Михаил Кралечкин почувствовал жаркий прилив жалости к себе, щемящую утрату своего имени, растрату своего времени, забвения места… а вслед за этим утрату своего рыхлого и блеклого, как трава сныть, советского бытия, за которое цеплялся, как репейник за хвост собаки Сенмурва…
«О, странна и нелепа жизнь м-а-а-а-ленького советского челове-е-ека в либеральном царстве профессиональных клептоманов!» – кургузо громоздились возмущённые слова в его голове. Ему казалось, что рот его был набит свейским янтарём.
Сумбурная тирада никак не связывались в изящный иероглифический рисунок его мысли – слова скатывались на языке в войлочный клубок, в законченную жалобу на судьбу, которая нежно шептала ему на иврите: «Осим хаим»…
А в ответ, не слыша её, он приговаривал тихо: «Сир я и мал, сам я устал». Страхи его перекочевали в старость и закоренели, как паразитические наросты на деревьях.
«О, быть деревом, чтоб не чувствовать одиночества…» У Миши Кралечкина медленно тлело, как бикфордов шнур, подозрение, будто его самого взяли да сплюнули в невскую канавку. И плывёт он плевком вслед за окурком-корабликом…
Он закрыл глаза, заглянул вглубь себя и ужаснулся. Там текли по жилам мутные каналы Ленинграда, крикливые туристические катера с китайскими туристами, размахивающими красными флажками…

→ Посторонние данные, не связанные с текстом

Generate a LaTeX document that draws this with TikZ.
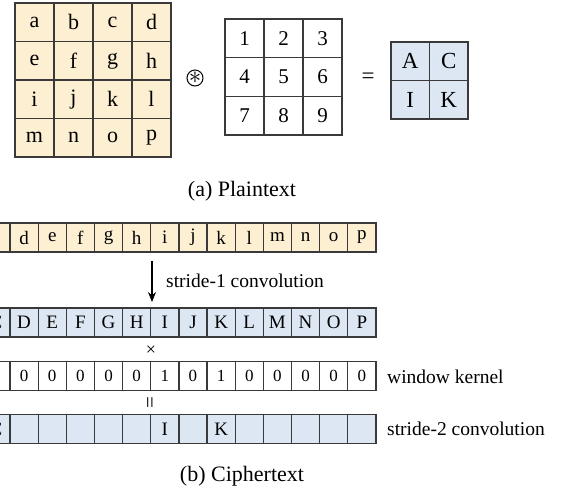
\documentclass[tikz,border=0pt]{standalone}
\usepackage{fontspec}
\setmainfont{Liberation Serif}
\usetikzlibrary{arrows.meta}
\definecolor{beige}{HTML}{FDF0D2}
\definecolor{lblue}{HTML}{DDE7F3}
\definecolor{edgec}{HTML}{3A3A3A}
\begin{document}
\begin{tikzpicture}[x=1pt,y=-1pt,
  cellbase/.style={draw=edgec,line width=1.3pt,inner sep=0pt},
  pcell/.style={cellbase,fill=beige,minimum width=39pt,minimum height=38.5pt,font=\fontsize{22}{26}\selectfont},
  kcell/.style={cellbase,fill=white,minimum width=39pt,minimum height=38.7pt,font=\fontsize{21}{25}\selectfont},
  ocell/.style={cellbase,fill=lblue,minimum width=38.5pt,minimum height=38.5pt,font=\fontsize{23}{27}\selectfont},
  scell/.style={cellbase,minimum width=28.15pt,minimum height=29pt,font=\fontsize{19}{23}\selectfont},
  lowrow/.style={scell,fill=beige},
  uprow/.style={scell,fill=lblue},
  kerrow/.style={scell,fill=white,font=\fontsize{17}{20}\selectfont},
  labeltext/.style={inner sep=0pt,anchor=west,font=\fontsize{19.5}{23}\selectfont},
  captext/.style={inner sep=0pt,font=\fontsize{22}{26}\selectfont},
  smallsym/.style={inner sep=0pt,font=\fontsize{18}{20}\selectfont}
]
\useasboundingbox (0,0) rectangle (562,491);
\clip (0,0) rectangle (562,491);

% 4x4 plaintext grid
\foreach \l [count=\i from 0] in {a,b,c,d,e,f,g,h,i,j,k,l,m,n,o,p}{
  \pgfmathtruncatemacro{\c}{mod(\i,4)}
  \pgfmathtruncatemacro{\r}{div(\i,4)}
  \node[pcell] (pl\i) at ({15+39*\c+19.5},{3+38.5*\r+19.25}) {\l};
}

% convolution operator
\node[circle,draw=black,line width=1pt,minimum size=16pt,inner sep=0pt] (conv) at (195,78) {};
\node[inner sep=0pt,font=\fontsize{26}{28}\selectfont] (convstar) at (195,78) {$\ast$};

% 3x3 kernel
\foreach \l [count=\i from 0] in {1,...,9}{
  \pgfmathtruncatemacro{\c}{mod(\i,3)}
  \pgfmathtruncatemacro{\r}{div(\i,3)}
  \node[kcell] (kn\i) at ({225+39*\c+19.5},{19+38.7*\r+19.35}) {\l};
}

\node[inner sep=0pt,font=\fontsize{23}{26}\selectfont] (eq) at (368,78) {=};

% 2x2 output
\foreach \l [count=\i from 0] in {A,C,I,K}{
  \pgfmathtruncatemacro{\c}{mod(\i,2)}
  \pgfmathtruncatemacro{\r}{div(\i,2)}
  \node[ocell] (out\i) at ({391+38.5*\c+19.25},{42+38.5*\r+19.25}) {\l};
}

\node[captext] (capa) at (242,191) {(a) Plaintext};

% strips (the first cells run off the left edge, as in the reference)
\foreach \l [count=\i from 2] in {c,d,e,f,g,h,i,j,k,l,m,n,o,p}{
  \node[lowrow] (sa\i) at ({-74.45+28.15*\i+14.075},237.5) {\l};
}
\foreach \l [count=\i from 2] in {C,D,E,F,G,H,I,J,K,L,M,N,O,P}{
  \node[uprow] (sb\i) at ({-74.45+28.15*\i+14.075},322.5) {\l};
}
\foreach \l [count=\i from 2] in {1,0,0,0,0,0,1,0,1,0,0,0,0,0}{
  \node[kerrow] (sc\i) at ({-74.45+28.15*\i+14.075},376) {\l};
}
\foreach \l [count=\i from 2] in {C,,,,,,I,,K,,,,,}{
  \node[uprow] (sd\i) at ({-74.45+28.15*\i+14.075},429) {\l};
}

% arrow
\coordinate (arrtop) at (152,261);
\coordinate (arrbot) at (152,302);
\draw[line width=1.3pt,-{Stealth[length=10pt,width=8pt]}] (arrtop) -- (arrbot);
\node[labeltext] (lab1) at (166,281) {stride-1 convolution};

\node[smallsym] (times) at (151,351) {×};
\node[smallsym,rotate=90,font=\fontsize{21}{22}\selectfont] (equ) at (152,403) {=};

\node[labeltext] (lab2) at (387,377) {window kernel};
\node[labeltext] (lab3) at (387,429) {stride-2 convolution};

\node[captext] (capb) at (242,476) {(b) Ciphertext};
\end{tikzpicture}
\end{document}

Кралечкин очнулся, когда его тронули тонкие пальцы за колено: «Миша, дай мне карандаши и бумагу, я нарисую тебе письма счастья. Я буду всегда писать тебе большие длинные письма. Ангелы будут приносить тебе мои письма на тот свет. А ты возьмёшь меня с собой в Иерусалим Небесный?»
Михаил Кралечкин возрадовался: «Доблесть моя, звёздочка рубиновая, сияющая на солнце, мой скалистый остров Кларэнс, плывущий средь белых льдов в бурном море, ты, беленький заячий хвостик моей жизни, ты мой Ведмедик клишоногий, счастье моё. Сейчас, сейчас, поищу карандашики, сейчас найду тебе и бумагу белую. Вот, мой принц, возьми альбом, вот карандаши, пиши мне письма длинные-длинные, калякай, малыш. И не забудь приклеить марочку на конверт – ту, что я тебе подарил, когда будешь отправлять письмо!»